17 de enero de 2021. Por: Julian Bernal Ospina.
En Escritura a secas.
Como lo dice uno de los personajes al final del libro, estas páginas son un diario familiar que pareciera repetirse a través de las generaciones. En él se escribe: “Siento que mi tatarabuela me habla desde la sangre que nos une”. Llega el cuaderno ante las manos de un escriba para quien las palabras brotan como si él mismo hubiera vivido las experiencias que las formaron. Él mira toda las vidas que le han antecedido cuando se ve a sí mismo al espejo. Lleva el nombre de Julia como si pudiera ser intercambiado por el de Nicola, el de Bruno por el de Elisa, el de Rafael por el de Elba, el de Josefa por el de Bruno. Las vidas de una familia de migrantes entrecruzadas por el destierro común de la patria. Colombia e Italia les son ajenas en la búsqueda, la muerte y el amor.
Un destierro, en primera instancia, que podría tratarse de una ausencia del lugar de origen. Pareciera que, entre metáforas de mares como telas de olas, de sobretodos que se cansan de esperar, de manteles hermosos con migajas, fuera más bien el destierro de sí mismos. Personajes que, aunque han vivido en carne y cuerpo las angustias de la culpa religiosa y de la moral capitalista, aunque se han visto como objetos de un deseo familiar de dominación territorial, y aunque han sentido la forma en que el orgullo corroe la piel como el mar oxida las anclas de los navíos; aunque todo esto y más suceda, están condenados a repetir el ciclo moribundo de la tragedia.

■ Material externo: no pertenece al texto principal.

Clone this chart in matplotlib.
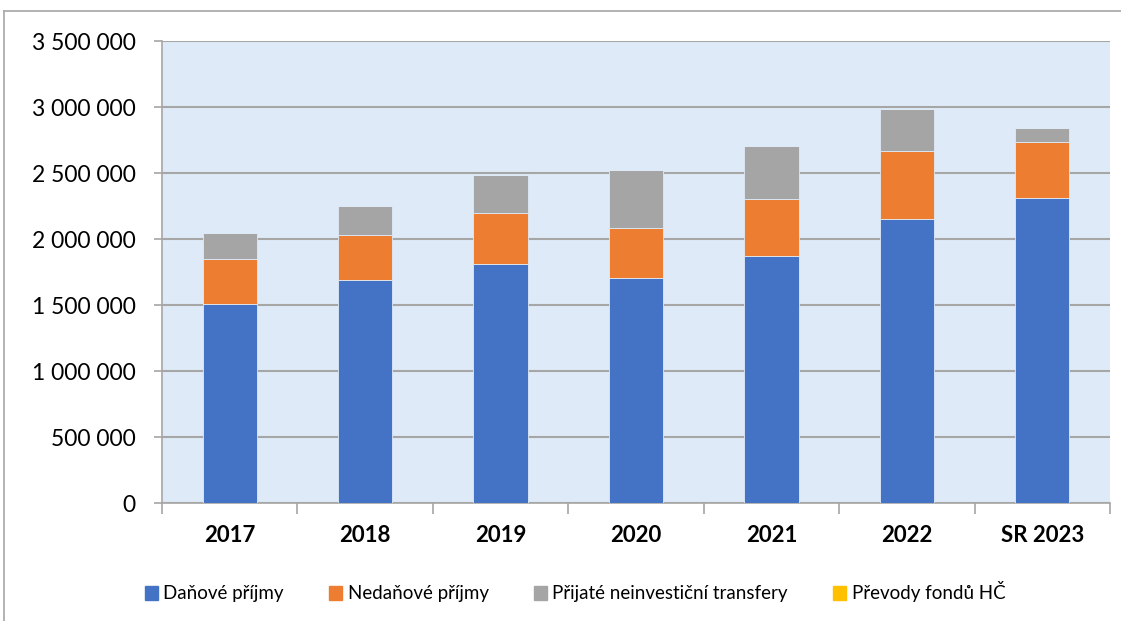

Como no sea que, precisamente, ese destierro de sí mismos, al que solo se le dice adiós por medio de la muerte, sea su patria humana. “Este viaje es una larga carta de perdón. Veo el lado oscuro que llevo dentro. Ese que no me ha permitido amar a los míos, sin críticas feroces, sin rabias, sin dolores. Estas calles estrechas y sinuosas, donde no existe la línea recta, son el mismo laberinto que llevo dentro. Hoy me pierdo en ellas para encontrarme. Avanzo y retrocedo por sus meandros. Sé que el laberinto es la única patria”. El joven que buscaba su futuro se encontró, al final de ese laberinto sinuoso, en el cuerpo estricto y riguroso que alguna vez odió.

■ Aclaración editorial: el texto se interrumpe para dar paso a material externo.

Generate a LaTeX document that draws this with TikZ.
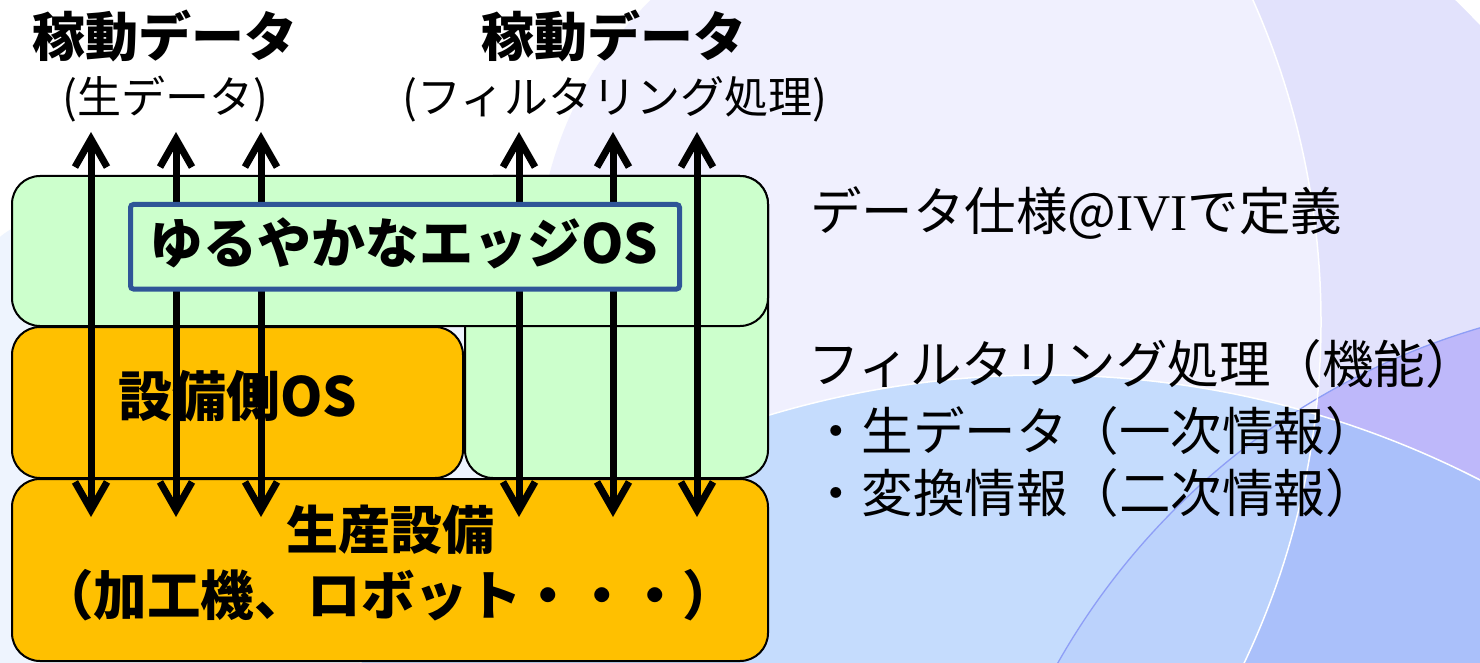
\documentclass[tikz,border=0pt]{standalone}
\usepackage{fontspec}
\newfontfamily\jp{Noto Sans CJK JP}
\newfontfamily\ivi{Liberation Serif}
\usetikzlibrary{arrows.meta}
\definecolor{bgleft}{HTML}{EEF4FE}
\definecolor{lav}{HTML}{F0F0FE}
\definecolor{lavdark}{HTML}{E2E2FC}
\definecolor{purp}{HTML}{BEB8FA}
\definecolor{blueA}{HTML}{C5DCFD}
\definecolor{blueB}{HTML}{BBD2FC}
\definecolor{blueC}{HTML}{AAC0FA}
\definecolor{cline}{HTML}{8E9EF6}
\definecolor{gfill}{HTML}{CCFFCC}
\definecolor{ofill}{HTML}{FFC000}
\definecolor{edgeblue}{HTML}{2F5597}
\tikzset{
  box/.style={draw=black, line width=2pt, rounded corners=28pt, inner sep=0pt},
  gbox/.style={box, fill=gfill},
  obox/.style={box, fill=ofill},
  arr/.style={line width=7pt, {Straight Barb[length=28pt,width=32pt]}-{Straight Barb[length=28pt,width=32pt]}},
  bigtxt/.style={font=\jp\bfseries\fontsize{52}{56}\selectfont, inner sep=0pt},
  subtxt/.style={font=\jp\fontsize{44}{46}\selectfont, inner sep=0pt},
  sidetxt/.style={font=\jp\fontsize{51.5}{56}\selectfont, inner sep=0pt, anchor=west}
}
\begin{document}
\begin{tikzpicture}[x=1pt,y=-1pt]
\useasboundingbox (0,0) rectangle (1480,663);
% ---------- background ----------
\begin{scope}
\clip (0,0) rectangle (1480,663);
\fill[white] (-5,-5) rectangle (1485,668);
\fill[bgleft] (-5,242) .. controls (30,200) and (200,180) .. (560,178) -- (560,670) -- (-5,670) -- cycle;
\begin{scope}
  \clip (528,322) circle[radius=793pt];
  \fill[lav] (917,271) circle[radius=380pt];
  \fill[lav] (917,-10) -- (1490,-10) -- (1490,670) -- (440,670) -- (536,271) -- (917,271) -- cycle;
\end{scope}
\fill[lavdark, even odd rule] (-5,-5) rectangle (1485,668) (528,322) circle[radius=793pt];
\begin{scope}
  \clip (1682,1016) circle[radius=717pt];
  \fill[purp, even odd rule] (-5,-5) rectangle (1485,668) (528,322) circle[radius=793pt];
\end{scope}
\fill[blueA] (1044,1331) circle[radius=956pt];
\begin{scope}
  \clip (1044,1331) circle[radius=956pt];
  \begin{scope}
    \clip (1682,1016) circle[radius=717pt];
    \fill[blueB] (-5,-5) rectangle (1485,668);
  \end{scope}
  \fill[blueC, even odd rule] (-5,-5) rectangle (1485,668) (528,322) circle[radius=793pt];
\end{scope}
\draw[cline, line width=1.3pt] (1682,1016) circle[radius=717pt];
\draw[white, line width=1.5pt] (528,322) circle[radius=793pt];
\draw[white, line width=1.5pt] (1044,1331) circle[radius=956pt];
\fill[white] (1453,-2) .. controls (1463,7) and (1472,17) .. (1482,27) -- (1482,-2) -- cycle;
\end{scope}
% ---------- boxes ----------
\node[gbox, minimum width=303pt, minimum height=302pt] (filt) at (616.5,327) {};
\node[gbox, minimum width=756pt, minimum height=150pt] (edge) at (390,251) {};
\node[obox, minimum width=451pt, minimum height=151pt] (eqos) at (237.5,402.5) {};
\node[obox, minimum width=756pt, minimum height=182pt] (prod) at (390,570) {};
\node[bigtxt, font=\jp\bfseries\fontsize{54}{56}\selectfont] (eqostxt) at (238,396) {設備側OS};
\node[bigtxt] (prodtxt) at (390,530) {生産設備};
\node[bigtxt, font=\jp\bfseries\fontsize{53.5}{56}\selectfont] (prodsub) at (388,595) {（加工機、ロボット・・・）};
% ---------- arrows ----------
\foreach \i/\x in {1/91,2/176,3/261,4/519,5/613,6/697}{
  \coordinate (t\i) at (\x,132);
  \coordinate (b\i) at (\x,517);
  \draw[arr] (t\i) -- (b\i);
}
% ---------- inner edge-OS box ----------
\node[draw=edgeblue, line width=5pt, fill=gfill, rounded corners=3pt, inner sep=0pt,
      minimum width=549pt, minimum height=84.5pt] (eos) at (405,246.75) {};
\node[bigtxt, font=\jp\bfseries\fontsize{54}{56}\selectfont] (eostxt) at (404,243) {ゆるやかなエッジOS};
% ---------- top labels ----------
\node[bigtxt, font=\jp\bfseries\fontsize{53}{56}\selectfont] (raw) at (165,36) {稼動データ};
\node[subtxt] (rawsub) at (165,99) {(生データ)};
\node[bigtxt, font=\jp\bfseries\fontsize{53}{56}\selectfont] (flt) at (614,36) {稼動データ};
\node[subtxt] (fltsub) at (615,99) {(フィルタリング処理)};
% ---------- side texts ----------
\node[sidetxt] (spec) at (810,213) {データ仕様@{\ivi IVI}で定義};
\node[sidetxt] (func) at (808,364) {フィルタリング処理（機能）};
\node[sidetxt] (first) at (810,431) {・生データ（一次情報）};
\node[sidetxt] (second) at (810,493) {・変換情報（二次情報）};
\end{tikzpicture}
\end{document}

Dice el escriba familiar: “Querías ser fiel a la verdad de cada hecho. Como si hubiera una sola. Un cuaderno tras otro son las teselas de este mosaico. Una página tras otra son las fisuras de nuestras vidas”. Sin embargo, son historias narradas en la diversidad de los recuerdos íntimos. Un personaje guarda en el baúl de los viajantes los tesoros familiares, y es como si ese mismo baúl, colmado de sus propias leyendas, fuera la narración de este diario del perdón de las fisuras. El anecdotario presuntamente inocente de un migrante italiano se convierte después en la desdicha de los seres cuyo deseo se castra hasta convertir los cuerpos en voluminosas pieles del desastre. Las voces se mezclan la una y la otra, como en una larga trenza familiar. Incluso sueños centenarios cuentan los secretos pecaminosos que los han lacerado.
Ese es uno de los misterios que entraña la escritora disfrazada de escriba: ser capaz de narrarnos la trenza de historias, que se separan y se unen, más allá de la vida, aún en la muerte. Esa es la explicación por la cual racionalmente cualquiera podría decir que se trata de un diario del perdón escrito con la sangre de mil sangres. Aunque también pudiera ser que no solo se trata de un contar más allá de la muerte, sino de un contar en el pleno nacimiento, en la creación de otra etapa del mundo para quien escribe.
¿Cómo un ser humano podría detener la tragedia? Con el nacimiento, por ejemplo. De manera que –para desempolvar el contingente mundo de los signos– Lucía Donadío invita al lector a experimentar el significado de su nombre: como quien nace con la primera luz del día –Lucía–, nace también con la formación de otro escenario para intentar cambiar el quizás inalterable sino. Ese sentido de la existencia solo podría ser entregado como un don –Donadío– de la palabra escrita: el mundo en que la tragedia se vuelve significado.